● Written task: Leave out the pictures, and write out exactly the lines from the beginning of the material to the line holding "y_exp = [220, 242, 256, 261, 277, 285, 290]", that line included, and nothing else.
# # # #
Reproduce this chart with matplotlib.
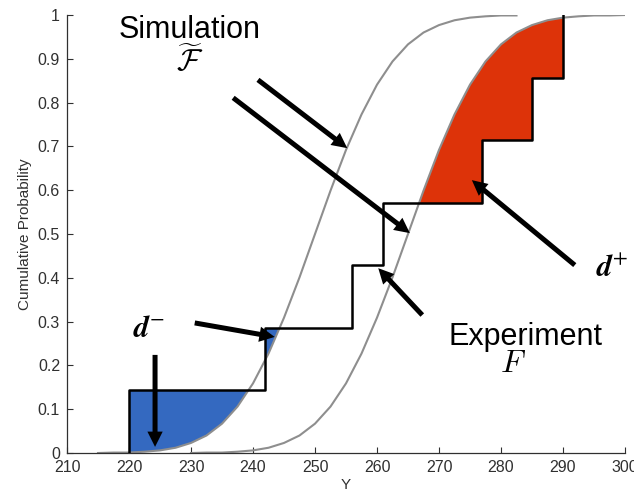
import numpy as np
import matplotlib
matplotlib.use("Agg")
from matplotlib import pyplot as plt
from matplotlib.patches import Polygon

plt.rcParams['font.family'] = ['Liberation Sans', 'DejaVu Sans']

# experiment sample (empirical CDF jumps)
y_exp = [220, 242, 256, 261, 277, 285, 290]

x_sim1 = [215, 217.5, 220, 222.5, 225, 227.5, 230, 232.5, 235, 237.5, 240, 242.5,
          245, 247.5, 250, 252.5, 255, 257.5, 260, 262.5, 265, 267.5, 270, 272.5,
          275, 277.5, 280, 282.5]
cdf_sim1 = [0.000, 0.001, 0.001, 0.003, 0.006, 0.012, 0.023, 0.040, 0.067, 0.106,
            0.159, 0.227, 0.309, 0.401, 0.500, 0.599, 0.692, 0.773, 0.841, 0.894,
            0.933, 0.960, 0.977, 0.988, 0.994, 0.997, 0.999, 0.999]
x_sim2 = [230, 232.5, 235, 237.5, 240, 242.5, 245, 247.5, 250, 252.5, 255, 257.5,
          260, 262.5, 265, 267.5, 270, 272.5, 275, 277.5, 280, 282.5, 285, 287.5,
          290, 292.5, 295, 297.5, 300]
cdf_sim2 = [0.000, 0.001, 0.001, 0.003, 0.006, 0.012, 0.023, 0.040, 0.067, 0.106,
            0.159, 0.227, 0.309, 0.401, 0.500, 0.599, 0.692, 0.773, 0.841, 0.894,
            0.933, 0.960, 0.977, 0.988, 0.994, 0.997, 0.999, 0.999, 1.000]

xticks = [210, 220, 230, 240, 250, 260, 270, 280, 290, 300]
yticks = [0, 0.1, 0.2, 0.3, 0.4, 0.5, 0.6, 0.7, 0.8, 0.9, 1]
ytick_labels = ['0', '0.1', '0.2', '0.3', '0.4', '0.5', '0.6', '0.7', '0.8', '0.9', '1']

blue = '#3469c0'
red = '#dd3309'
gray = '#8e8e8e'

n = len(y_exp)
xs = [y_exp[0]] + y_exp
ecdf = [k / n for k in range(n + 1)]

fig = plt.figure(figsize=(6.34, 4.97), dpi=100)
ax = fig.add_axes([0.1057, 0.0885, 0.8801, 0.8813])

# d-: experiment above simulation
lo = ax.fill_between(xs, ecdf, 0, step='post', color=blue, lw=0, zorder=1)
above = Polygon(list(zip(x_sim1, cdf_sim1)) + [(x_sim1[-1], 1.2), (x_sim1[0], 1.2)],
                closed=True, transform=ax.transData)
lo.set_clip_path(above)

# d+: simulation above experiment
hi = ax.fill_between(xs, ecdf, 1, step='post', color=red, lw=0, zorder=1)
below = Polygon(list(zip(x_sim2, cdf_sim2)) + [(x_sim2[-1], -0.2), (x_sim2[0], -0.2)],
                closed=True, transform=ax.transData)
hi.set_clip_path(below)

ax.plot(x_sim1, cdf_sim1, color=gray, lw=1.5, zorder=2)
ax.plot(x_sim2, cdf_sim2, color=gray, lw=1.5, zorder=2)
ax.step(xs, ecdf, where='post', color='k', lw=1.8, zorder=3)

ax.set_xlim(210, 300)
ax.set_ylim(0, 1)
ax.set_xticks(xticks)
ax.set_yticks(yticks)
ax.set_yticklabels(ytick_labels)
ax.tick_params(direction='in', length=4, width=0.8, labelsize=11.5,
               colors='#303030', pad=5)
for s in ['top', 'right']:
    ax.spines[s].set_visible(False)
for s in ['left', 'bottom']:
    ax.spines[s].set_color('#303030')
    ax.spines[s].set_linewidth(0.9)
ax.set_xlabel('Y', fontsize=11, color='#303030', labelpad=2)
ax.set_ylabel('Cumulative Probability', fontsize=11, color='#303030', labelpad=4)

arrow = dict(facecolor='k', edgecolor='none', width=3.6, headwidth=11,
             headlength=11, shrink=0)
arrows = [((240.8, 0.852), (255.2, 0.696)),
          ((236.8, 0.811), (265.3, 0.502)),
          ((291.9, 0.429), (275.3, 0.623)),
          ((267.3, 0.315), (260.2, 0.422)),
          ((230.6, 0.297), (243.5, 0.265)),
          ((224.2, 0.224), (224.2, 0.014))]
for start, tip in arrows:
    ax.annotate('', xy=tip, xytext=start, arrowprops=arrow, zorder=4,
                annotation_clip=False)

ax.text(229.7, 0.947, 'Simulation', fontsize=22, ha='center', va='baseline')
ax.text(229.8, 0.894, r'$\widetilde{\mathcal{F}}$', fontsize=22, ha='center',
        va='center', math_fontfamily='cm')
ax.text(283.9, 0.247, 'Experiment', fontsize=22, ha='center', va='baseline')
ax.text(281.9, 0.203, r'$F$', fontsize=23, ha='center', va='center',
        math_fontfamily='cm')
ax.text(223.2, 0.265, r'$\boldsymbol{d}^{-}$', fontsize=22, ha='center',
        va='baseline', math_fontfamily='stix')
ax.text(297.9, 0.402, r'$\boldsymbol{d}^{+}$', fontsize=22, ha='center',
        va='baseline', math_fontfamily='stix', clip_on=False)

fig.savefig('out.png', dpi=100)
# # # #
● Result of this task:
Reproduce this chart with matplotlib.
import numpy as np
import matplotlib
matplotlib.use("Agg")
from matplotlib import pyplot as plt
from matplotlib.patches import Polygon

plt.rcParams['font.family'] = ['Liberation Sans', 'DejaVu Sans']

# experiment sample (empirical CDF jumps)
y_exp = [220, 242, 256, 261, 277, 285, 290]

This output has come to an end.